[Exercise material start]

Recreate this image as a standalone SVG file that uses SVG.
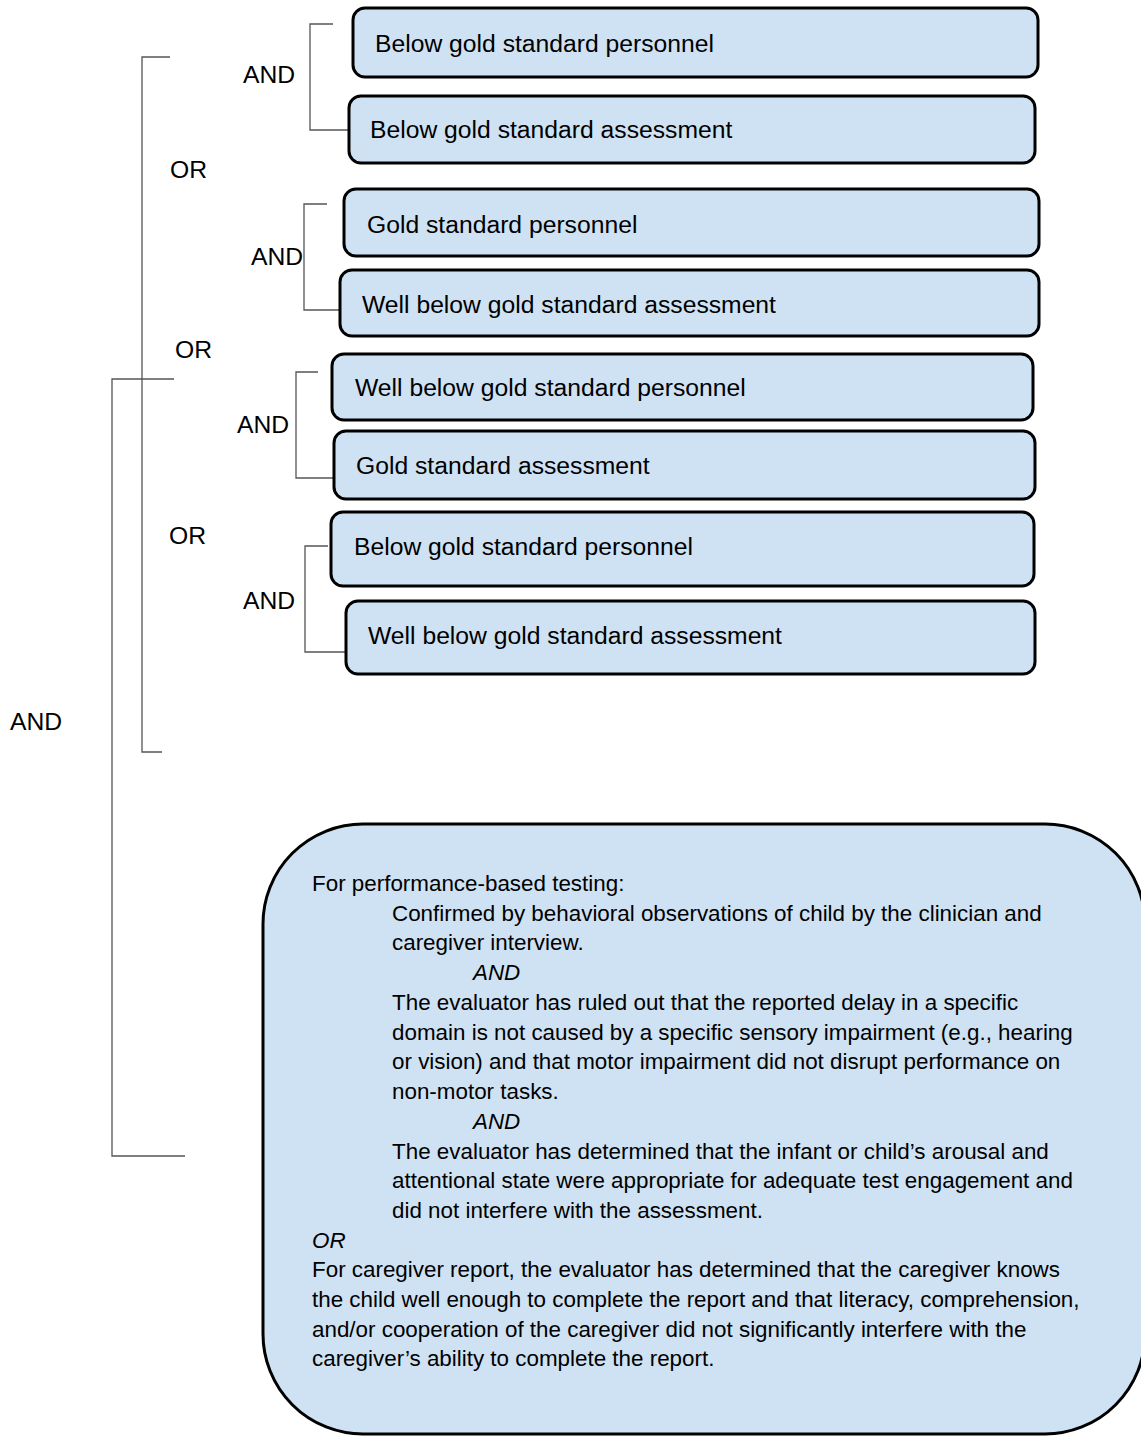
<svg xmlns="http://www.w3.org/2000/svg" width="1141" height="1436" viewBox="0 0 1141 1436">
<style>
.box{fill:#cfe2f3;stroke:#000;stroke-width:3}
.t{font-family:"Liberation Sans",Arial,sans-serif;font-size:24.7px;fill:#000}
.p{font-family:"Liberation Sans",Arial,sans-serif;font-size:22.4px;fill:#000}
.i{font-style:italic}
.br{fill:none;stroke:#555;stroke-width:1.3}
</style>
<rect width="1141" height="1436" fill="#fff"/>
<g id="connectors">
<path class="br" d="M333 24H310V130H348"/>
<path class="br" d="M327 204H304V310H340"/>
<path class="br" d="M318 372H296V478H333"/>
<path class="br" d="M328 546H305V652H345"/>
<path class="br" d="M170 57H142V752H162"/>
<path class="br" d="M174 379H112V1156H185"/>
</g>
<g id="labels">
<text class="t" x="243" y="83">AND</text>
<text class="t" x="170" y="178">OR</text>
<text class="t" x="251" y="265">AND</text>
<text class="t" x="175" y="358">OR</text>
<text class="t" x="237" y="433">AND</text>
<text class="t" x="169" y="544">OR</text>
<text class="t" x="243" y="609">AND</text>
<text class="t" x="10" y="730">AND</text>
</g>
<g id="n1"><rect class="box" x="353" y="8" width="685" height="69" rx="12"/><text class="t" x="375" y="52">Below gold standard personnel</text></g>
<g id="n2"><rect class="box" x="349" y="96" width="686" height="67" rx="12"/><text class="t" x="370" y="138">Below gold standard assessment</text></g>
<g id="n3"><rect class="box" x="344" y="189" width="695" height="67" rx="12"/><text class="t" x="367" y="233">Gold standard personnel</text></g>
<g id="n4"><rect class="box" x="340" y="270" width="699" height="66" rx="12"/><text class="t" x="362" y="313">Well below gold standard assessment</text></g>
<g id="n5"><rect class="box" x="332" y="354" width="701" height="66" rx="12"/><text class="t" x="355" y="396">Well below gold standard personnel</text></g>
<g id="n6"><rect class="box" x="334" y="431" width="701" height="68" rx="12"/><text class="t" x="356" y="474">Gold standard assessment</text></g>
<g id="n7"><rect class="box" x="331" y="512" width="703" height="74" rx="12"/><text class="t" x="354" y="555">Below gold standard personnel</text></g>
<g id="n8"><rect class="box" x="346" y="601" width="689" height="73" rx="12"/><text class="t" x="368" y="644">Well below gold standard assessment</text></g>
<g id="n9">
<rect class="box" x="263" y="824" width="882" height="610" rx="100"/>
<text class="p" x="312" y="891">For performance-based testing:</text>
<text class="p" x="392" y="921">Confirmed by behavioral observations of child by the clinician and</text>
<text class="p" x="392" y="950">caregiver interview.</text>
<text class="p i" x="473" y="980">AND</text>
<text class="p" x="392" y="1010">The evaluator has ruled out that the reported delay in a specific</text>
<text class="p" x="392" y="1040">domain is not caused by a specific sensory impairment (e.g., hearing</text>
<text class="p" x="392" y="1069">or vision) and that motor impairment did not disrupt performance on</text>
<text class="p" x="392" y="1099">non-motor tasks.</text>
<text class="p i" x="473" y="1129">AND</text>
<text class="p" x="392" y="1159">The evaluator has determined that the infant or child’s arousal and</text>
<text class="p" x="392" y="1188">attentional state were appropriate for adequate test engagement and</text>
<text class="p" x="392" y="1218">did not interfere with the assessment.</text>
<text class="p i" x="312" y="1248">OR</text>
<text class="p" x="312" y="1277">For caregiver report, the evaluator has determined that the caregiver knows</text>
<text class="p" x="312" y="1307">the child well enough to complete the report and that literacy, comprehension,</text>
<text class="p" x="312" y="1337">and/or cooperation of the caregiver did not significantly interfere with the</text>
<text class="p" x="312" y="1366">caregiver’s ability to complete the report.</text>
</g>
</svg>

[Exercise material end]
[Exercise material start]

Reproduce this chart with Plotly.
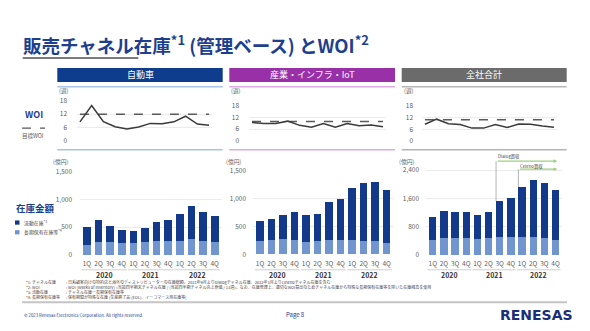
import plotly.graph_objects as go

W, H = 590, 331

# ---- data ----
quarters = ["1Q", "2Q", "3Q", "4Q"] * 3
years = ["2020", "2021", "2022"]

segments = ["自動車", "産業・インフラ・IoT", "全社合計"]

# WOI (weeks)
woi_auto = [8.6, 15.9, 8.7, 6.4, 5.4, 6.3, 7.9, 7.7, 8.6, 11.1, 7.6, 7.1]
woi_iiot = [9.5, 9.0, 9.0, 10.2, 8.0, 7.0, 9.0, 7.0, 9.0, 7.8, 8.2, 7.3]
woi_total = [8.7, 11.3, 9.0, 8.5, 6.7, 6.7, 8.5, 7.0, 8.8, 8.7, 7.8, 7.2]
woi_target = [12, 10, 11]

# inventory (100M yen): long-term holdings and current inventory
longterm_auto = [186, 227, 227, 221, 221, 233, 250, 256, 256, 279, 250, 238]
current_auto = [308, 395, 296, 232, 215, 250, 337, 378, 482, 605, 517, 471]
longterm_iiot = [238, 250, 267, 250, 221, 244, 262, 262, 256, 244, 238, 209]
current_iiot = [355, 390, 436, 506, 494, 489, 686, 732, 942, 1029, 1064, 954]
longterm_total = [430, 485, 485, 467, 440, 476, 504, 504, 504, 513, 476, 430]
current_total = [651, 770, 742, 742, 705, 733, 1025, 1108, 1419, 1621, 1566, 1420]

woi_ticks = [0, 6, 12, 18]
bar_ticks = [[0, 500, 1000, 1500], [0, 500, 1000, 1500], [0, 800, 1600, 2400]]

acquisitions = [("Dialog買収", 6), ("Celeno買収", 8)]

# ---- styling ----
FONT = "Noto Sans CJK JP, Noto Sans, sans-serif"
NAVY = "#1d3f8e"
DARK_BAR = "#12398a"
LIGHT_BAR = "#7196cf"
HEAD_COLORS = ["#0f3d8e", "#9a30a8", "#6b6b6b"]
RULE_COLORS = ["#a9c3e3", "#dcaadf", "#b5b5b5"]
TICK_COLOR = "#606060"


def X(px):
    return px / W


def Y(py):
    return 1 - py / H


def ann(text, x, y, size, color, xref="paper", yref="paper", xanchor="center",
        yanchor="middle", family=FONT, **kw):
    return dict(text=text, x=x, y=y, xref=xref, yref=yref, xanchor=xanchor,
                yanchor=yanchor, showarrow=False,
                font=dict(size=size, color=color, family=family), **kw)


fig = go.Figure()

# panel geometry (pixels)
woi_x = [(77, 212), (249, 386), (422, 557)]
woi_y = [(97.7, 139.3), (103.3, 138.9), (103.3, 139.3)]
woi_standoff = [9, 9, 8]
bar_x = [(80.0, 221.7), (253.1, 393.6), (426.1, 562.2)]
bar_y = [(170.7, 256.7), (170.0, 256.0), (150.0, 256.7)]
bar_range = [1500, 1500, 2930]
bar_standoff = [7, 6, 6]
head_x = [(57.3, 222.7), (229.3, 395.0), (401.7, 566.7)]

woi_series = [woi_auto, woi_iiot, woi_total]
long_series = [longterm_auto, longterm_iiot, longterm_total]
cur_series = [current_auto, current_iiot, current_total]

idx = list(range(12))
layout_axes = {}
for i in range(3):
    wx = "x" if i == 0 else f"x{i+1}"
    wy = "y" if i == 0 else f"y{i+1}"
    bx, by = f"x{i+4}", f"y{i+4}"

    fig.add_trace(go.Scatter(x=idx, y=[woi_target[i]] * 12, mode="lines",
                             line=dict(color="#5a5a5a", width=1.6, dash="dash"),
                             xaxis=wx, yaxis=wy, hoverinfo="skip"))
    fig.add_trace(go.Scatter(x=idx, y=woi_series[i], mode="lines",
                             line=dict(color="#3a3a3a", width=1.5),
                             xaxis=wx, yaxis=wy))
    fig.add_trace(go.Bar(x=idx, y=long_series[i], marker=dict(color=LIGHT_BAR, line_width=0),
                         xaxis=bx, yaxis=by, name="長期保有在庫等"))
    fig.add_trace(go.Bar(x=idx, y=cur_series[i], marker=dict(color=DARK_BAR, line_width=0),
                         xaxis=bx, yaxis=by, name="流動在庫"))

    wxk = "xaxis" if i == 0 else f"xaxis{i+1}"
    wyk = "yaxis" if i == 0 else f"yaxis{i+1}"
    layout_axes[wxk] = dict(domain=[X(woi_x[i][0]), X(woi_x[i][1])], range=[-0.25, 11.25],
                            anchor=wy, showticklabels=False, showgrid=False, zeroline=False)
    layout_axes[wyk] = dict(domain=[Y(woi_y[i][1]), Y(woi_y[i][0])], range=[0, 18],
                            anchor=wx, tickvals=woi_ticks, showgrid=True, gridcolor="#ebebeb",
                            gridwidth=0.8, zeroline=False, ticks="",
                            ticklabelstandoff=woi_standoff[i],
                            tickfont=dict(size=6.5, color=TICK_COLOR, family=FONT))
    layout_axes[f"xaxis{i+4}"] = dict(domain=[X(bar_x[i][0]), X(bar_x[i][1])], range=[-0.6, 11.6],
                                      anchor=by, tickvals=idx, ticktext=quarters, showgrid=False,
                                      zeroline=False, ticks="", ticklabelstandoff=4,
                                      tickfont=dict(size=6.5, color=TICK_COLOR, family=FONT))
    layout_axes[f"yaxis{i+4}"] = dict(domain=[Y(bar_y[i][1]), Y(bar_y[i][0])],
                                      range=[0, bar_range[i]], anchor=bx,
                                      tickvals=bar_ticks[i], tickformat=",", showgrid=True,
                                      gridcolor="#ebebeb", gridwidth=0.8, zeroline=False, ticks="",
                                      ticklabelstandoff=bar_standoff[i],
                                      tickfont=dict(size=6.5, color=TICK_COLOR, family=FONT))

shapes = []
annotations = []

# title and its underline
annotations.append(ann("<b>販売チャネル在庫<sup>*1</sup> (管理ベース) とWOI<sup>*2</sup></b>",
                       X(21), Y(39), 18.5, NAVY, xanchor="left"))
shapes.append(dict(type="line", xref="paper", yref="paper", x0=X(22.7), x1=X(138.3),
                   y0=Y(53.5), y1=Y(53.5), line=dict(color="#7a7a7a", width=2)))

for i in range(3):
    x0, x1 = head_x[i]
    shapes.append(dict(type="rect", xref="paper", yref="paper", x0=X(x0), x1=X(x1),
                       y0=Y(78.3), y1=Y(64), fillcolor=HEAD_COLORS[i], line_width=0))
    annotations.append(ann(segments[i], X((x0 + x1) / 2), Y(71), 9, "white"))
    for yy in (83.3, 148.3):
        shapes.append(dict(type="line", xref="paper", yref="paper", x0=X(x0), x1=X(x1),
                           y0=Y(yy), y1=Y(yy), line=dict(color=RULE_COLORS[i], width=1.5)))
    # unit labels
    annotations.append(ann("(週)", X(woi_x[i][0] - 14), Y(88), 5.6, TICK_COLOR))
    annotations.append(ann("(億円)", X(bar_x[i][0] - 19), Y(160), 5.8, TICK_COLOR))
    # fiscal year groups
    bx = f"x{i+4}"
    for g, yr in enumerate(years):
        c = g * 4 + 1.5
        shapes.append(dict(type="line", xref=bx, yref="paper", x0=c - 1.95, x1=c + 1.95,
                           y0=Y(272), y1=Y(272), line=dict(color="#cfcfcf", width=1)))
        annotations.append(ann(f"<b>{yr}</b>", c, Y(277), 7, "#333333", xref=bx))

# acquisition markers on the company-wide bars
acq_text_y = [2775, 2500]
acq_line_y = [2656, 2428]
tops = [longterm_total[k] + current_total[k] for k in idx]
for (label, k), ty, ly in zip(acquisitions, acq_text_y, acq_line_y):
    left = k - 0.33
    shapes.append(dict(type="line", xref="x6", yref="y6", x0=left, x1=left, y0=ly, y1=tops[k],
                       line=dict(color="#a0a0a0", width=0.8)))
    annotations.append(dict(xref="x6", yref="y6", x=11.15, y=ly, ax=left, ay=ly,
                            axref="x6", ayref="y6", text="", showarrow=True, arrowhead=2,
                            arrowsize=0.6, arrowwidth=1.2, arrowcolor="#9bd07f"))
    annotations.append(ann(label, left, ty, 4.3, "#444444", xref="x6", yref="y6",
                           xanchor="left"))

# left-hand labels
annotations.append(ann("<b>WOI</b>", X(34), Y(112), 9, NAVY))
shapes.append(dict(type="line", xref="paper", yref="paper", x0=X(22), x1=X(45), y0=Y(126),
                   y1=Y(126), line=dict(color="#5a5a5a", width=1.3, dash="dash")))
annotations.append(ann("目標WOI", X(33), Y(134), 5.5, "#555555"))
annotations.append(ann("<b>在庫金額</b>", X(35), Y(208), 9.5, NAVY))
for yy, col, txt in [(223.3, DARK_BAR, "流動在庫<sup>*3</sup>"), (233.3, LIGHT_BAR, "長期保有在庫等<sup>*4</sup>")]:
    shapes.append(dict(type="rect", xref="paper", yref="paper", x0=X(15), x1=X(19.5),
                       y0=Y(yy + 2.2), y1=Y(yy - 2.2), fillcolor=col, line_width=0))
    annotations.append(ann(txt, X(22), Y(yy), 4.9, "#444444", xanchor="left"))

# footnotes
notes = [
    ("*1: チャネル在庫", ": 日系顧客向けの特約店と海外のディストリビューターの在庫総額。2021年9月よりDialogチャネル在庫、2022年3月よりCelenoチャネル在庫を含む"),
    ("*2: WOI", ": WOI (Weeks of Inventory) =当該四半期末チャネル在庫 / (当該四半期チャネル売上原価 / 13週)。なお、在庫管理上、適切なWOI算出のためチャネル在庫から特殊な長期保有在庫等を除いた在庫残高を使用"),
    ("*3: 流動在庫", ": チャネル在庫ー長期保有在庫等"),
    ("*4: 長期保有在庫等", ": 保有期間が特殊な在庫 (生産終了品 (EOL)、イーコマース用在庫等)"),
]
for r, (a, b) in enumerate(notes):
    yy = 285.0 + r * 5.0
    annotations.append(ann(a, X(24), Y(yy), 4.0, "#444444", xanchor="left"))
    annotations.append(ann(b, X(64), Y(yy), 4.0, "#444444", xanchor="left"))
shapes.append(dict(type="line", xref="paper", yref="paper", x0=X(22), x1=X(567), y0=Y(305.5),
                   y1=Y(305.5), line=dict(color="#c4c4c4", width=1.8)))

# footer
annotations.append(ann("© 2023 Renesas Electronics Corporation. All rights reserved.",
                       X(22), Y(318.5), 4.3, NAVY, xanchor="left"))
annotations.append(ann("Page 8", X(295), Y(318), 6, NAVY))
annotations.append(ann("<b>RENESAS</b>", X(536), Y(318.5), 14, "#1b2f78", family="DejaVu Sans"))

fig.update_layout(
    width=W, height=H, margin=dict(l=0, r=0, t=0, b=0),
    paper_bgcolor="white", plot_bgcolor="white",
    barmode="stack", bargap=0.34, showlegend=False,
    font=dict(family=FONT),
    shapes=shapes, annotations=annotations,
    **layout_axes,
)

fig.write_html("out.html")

[Exercise material end]

• _What the task asks_
Give again, exactly as written, only the lines that start at the one with "Reproduce this chart with Plotly." and end at the one with "woi_target = [12, 10, 11]", both included. Skip any pictures.

• _Right answer_
Reproduce this chart with Plotly.
import plotly.graph_objects as go

W, H = 590, 331

# ---- data ----
quarters = ["1Q", "2Q", "3Q", "4Q"] * 3
years = ["2020", "2021", "2022"]

segments = ["自動車", "産業・インフラ・IoT", "全社合計"]

# WOI (weeks)
woi_auto = [8.6, 15.9, 8.7, 6.4, 5.4, 6.3, 7.9, 7.7, 8.6, 11.1, 7.6, 7.1]
woi_iiot = [9.5, 9.0, 9.0, 10.2, 8.0, 7.0, 9.0, 7.0, 9.0, 7.8, 8.2, 7.3]
woi_total = [8.7, 11.3, 9.0, 8.5, 6.7, 6.7, 8.5, 7.0, 8.8, 8.7, 7.8, 7.2]
woi_target = [12, 10, 11]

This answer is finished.